Entrepreneurship is the pursuit of opportunity without regard to resources currently controlled. – Howard Stevenson, Harvard Business School

In a now famous commencement speech at Stanford University, Steve Jobs urged the graduating class to “Stay hungry. Stay foolish.” Never let go of your appetite to go after new ideas, new experiences, and new adventures. Compete with yourself, not with others. Judge yourself on what your personal best is and you’ll accomplish more than you could ever have imagined. Life stops for no one, so keep moving. Stay awake and stay alive. There’s no AutoCorrect in life – think before texting the universe. Breaking the rules just for fun is too easy – the real challenge lies in perfecting the art of knowing which rules to accept and which to rewrite. The more you experiment, take risks, and make mistakes, the better you’ll know yourself, the better you’ll know the world, and the more focused you’ll be.

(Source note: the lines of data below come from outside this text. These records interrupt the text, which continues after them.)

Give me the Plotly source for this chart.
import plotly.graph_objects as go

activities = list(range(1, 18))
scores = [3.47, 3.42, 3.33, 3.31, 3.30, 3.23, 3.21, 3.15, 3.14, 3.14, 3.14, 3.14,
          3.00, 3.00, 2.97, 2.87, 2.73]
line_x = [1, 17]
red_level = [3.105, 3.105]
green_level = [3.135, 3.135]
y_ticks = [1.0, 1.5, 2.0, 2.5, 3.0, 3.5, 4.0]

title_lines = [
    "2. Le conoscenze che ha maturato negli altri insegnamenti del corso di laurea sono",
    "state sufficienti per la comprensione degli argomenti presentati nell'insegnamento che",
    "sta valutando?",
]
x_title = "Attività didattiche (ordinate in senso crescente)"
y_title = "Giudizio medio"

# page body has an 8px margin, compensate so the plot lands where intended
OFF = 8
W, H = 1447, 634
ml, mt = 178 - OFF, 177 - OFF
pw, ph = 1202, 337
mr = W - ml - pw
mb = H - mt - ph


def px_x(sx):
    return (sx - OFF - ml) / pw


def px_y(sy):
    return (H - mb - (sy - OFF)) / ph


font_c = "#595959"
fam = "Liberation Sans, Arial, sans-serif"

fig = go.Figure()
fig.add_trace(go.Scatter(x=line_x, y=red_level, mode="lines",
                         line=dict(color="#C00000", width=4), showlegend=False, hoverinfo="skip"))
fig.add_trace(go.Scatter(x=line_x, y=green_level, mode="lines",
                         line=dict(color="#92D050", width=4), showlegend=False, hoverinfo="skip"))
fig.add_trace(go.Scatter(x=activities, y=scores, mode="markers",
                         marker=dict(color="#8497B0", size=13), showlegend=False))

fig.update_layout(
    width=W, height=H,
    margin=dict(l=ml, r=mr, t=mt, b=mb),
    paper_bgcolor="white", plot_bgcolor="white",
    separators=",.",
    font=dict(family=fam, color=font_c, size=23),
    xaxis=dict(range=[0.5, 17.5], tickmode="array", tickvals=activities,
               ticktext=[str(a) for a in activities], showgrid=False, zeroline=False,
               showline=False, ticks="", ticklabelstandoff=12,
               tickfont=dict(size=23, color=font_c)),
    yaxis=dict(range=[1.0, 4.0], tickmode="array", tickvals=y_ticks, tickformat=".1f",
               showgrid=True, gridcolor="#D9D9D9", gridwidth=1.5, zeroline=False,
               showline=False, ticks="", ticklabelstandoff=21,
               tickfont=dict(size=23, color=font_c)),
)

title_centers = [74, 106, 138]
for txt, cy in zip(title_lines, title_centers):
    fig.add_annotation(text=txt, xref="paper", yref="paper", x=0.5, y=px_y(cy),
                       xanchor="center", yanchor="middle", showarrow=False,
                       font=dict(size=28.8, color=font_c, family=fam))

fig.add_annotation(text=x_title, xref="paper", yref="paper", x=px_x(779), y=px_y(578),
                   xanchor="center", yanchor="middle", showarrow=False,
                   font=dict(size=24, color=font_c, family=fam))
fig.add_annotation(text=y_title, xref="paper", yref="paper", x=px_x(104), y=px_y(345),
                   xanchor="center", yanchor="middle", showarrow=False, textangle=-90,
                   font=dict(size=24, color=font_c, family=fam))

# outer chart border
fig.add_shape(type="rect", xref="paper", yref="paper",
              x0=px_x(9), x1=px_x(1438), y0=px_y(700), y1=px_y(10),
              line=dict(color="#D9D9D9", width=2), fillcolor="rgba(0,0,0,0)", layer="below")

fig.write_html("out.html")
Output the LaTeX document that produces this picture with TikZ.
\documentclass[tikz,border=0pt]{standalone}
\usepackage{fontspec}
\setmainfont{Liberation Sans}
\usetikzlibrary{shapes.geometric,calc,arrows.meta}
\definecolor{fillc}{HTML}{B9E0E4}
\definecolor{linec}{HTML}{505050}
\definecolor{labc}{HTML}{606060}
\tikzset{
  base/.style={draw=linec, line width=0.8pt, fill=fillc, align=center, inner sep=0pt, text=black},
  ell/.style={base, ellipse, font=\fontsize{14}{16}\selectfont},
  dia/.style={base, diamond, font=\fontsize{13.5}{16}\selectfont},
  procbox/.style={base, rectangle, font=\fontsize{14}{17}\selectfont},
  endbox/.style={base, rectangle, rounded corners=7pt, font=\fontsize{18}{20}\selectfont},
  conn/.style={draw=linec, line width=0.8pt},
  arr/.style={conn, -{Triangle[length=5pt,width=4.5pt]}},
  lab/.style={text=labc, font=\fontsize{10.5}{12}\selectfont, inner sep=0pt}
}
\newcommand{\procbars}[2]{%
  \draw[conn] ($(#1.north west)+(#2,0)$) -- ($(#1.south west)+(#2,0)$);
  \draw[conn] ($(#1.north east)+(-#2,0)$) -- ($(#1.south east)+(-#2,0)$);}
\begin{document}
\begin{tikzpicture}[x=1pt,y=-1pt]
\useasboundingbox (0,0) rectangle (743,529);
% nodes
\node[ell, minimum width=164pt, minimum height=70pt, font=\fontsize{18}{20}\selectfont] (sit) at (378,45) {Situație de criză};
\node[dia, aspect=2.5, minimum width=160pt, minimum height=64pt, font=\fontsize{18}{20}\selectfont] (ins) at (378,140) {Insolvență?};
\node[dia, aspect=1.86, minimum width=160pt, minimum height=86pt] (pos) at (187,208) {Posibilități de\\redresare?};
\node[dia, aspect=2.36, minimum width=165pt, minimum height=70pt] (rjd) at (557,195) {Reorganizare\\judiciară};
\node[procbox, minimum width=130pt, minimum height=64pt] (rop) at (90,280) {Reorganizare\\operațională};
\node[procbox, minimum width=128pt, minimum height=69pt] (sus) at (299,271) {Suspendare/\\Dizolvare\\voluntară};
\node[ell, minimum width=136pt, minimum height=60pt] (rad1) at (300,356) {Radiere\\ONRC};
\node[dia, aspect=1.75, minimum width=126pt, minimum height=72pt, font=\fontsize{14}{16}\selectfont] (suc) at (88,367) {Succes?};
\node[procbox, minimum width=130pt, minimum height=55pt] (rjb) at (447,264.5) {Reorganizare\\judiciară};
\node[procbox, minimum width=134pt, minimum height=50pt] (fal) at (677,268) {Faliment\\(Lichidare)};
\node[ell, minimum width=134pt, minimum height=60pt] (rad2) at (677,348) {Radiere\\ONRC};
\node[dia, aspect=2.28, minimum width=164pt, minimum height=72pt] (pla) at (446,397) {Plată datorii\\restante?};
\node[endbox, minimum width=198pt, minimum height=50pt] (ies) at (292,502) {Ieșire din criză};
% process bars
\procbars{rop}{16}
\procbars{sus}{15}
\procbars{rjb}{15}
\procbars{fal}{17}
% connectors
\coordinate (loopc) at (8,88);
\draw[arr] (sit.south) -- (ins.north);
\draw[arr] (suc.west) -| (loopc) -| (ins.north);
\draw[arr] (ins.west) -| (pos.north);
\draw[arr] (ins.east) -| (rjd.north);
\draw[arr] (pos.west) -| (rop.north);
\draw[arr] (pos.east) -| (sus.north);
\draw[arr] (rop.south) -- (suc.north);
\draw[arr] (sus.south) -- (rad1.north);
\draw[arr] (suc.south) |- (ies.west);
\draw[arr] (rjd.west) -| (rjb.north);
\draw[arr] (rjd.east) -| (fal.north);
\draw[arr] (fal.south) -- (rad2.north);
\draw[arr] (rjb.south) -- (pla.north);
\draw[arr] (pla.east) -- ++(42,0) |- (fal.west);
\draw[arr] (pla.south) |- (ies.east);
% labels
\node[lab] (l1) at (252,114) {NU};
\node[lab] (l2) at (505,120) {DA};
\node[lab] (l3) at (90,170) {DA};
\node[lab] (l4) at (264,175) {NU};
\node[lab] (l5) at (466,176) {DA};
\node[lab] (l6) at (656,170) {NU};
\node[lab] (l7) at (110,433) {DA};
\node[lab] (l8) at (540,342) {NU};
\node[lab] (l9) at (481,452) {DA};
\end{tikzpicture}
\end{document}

An advantage of being naïve is being able to believe in oneself when no one else will. I was dumb enough and stubborn enough to pour everything I had into a business called Nasty Gal and tune out people who tried to tell me I was doing it wrong. Had I stopped at the first catty eBay seller who tried to crush my spirit, I’d probably still be peddling shoes that I’d never be able to afford to wear. If you start listening, you should find that your heart has known what’s up all along.